“In those days Caesar Augustus issued a decree that a census should be taken of the entire Roman world. (This was the first census that took place while Quirinius was governor of Syria.) And everyone went to their own town to register.
So, Joseph also went up from the town of Nazareth in Galilee to Judea, to Bethlehem the town of David, because he belonged to the house and line of David. He went there to register with Mary, who was pledged to be married to him and was expecting a child. While they were there, the time came for the baby to be born, and she gave birth to her firstborn, a son. She wrapped him in cloths and placed him in a manger, because there was no guest room available for them.
And there were shepherds living out in the fields nearby, keeping watch over their flocks at night. An angel of the Lord appeared to them, and the glory of the Lord shone around them, and they were terrified. But the angel said to them, “Do not be afraid. I bring you good news that will cause great joy for all the people. Today in the town of David a Savior has been born to you; he is the Messiah, the Lord. This will be a sign to you: You will find a baby wrapped in cloths and lying in a manger.”
Suddenly a great company of the heavenly host appeared with the angel, praising God and saying,
“Glory to God in the highest heaven,
and on earth peace to those on whom his favor rests.” “
Luke 2: 1 – 14 (NIV)
For many of us, shepherds are associated with the birth of baby Jesus. Afterall, most Christmas manger scenes usually display shepherds and sheep along with Joseph, Mary, baby Jesus, and the wise men. Even Christmas carols such as “Away in the Manger,” give a nod to the shepherds in their verses.
Luke reveals in verse 9 of this second chapter how an angel of the Lord appeared before shepherds, announcing the birth of a Savior who is Messiah and Lord. After the sharing of this Good News, a multitude of heavenly hosts materialize with the angel and praise God.
Well familiar with this passage, my breath caught in my throat as I read with new eyes. Suddenly, a glimpse of heaven opened before me. I found myself not wanting to rush through this moment but revel in it’s beauty and wonder. Is anyone else blown away at the thought of witnessing a great company of angels praising God? I can only imagine how glorious a sight and sound this must have been. What a foretaste of heaven!
During this time, it is also interesting to note that hired shepherds were a despised demographic. They were seen as dishonest, and often credited as thieves. To think that such Good News and such a glimpse of heaven was afforded first to reviled, dirty, lowly laborers, reminds me that such a glorious inheritance is for all men no matter their class or station. Moreover, I believe this revelation of heavenly hallelujahs to the common and disreputable, also points to Jesus’s future ministry. Jesus came not for the religious elite but for the sick and the lost. How fitting it is to reveal this unique glimpse into heaven and the Good News to the very archetype of whom Jesus would be ministering.

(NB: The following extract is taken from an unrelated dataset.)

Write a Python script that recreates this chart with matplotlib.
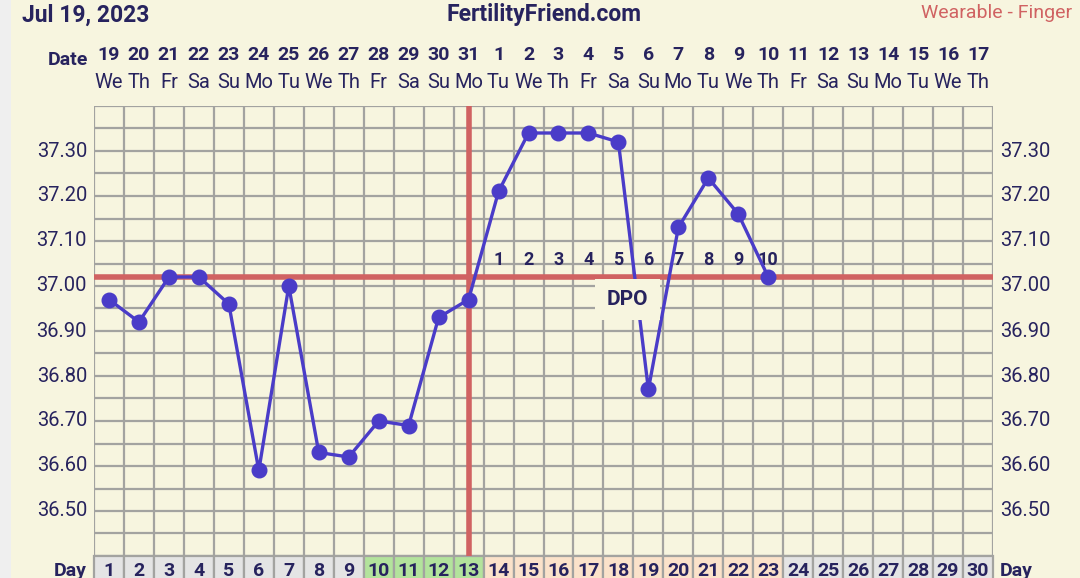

The song which the multitude of angels sang also struck me anew. Up to now, I had always seen the latter part of this verse through the version often used at Christmas time, “Peace on earth, good will towards men.” What caught my eye is that this version’s translation is slightly different. “Peace on earth to those on whom His favor rests.” This verse tells us that we can expect more than just “good will” towards men but that God gives peace to those upon whom He rests His hand of favor. In other words, those on whom His favor rests will experience peace. What a promise!
Yet how can we become those on whom His favor rests?” The answer is quite simple. We can pray for it. Remember, God’s favor is not something that can be earned but is something God gives freely through His grace. Have you ever thought to pray for God’s favor? David did. In Psalms 17:8, David prays, “keep me as the apple of Your eye (NIV).” If David prayed for such favor, so can we.
Only in these recent years am I realizing just how much we leave on the table because we do not ask for it. Well, friends, no more leaving abundant life behind us because we do not ask for it. Let’s begin claiming our rich inheritance by going to the Lord in prayer and asking for His favor and peace. As we enjoy this Christmas season, let us begin our New Year by asking God for His beautiful gift of favor and blessings.
Oh, heavenly Lord, as we celebrate the birth of Your Son and look towards the New Year, I ask You to bless me with Your favor. Incline Your ear and remember my plea. Rest Your favor upon me, oh God, that I might know the depth of Your great peace and experience the beautiful gift of Your love. Help me, oh God, be pleasing in Your sight and a fragrant aroma to You. Amen.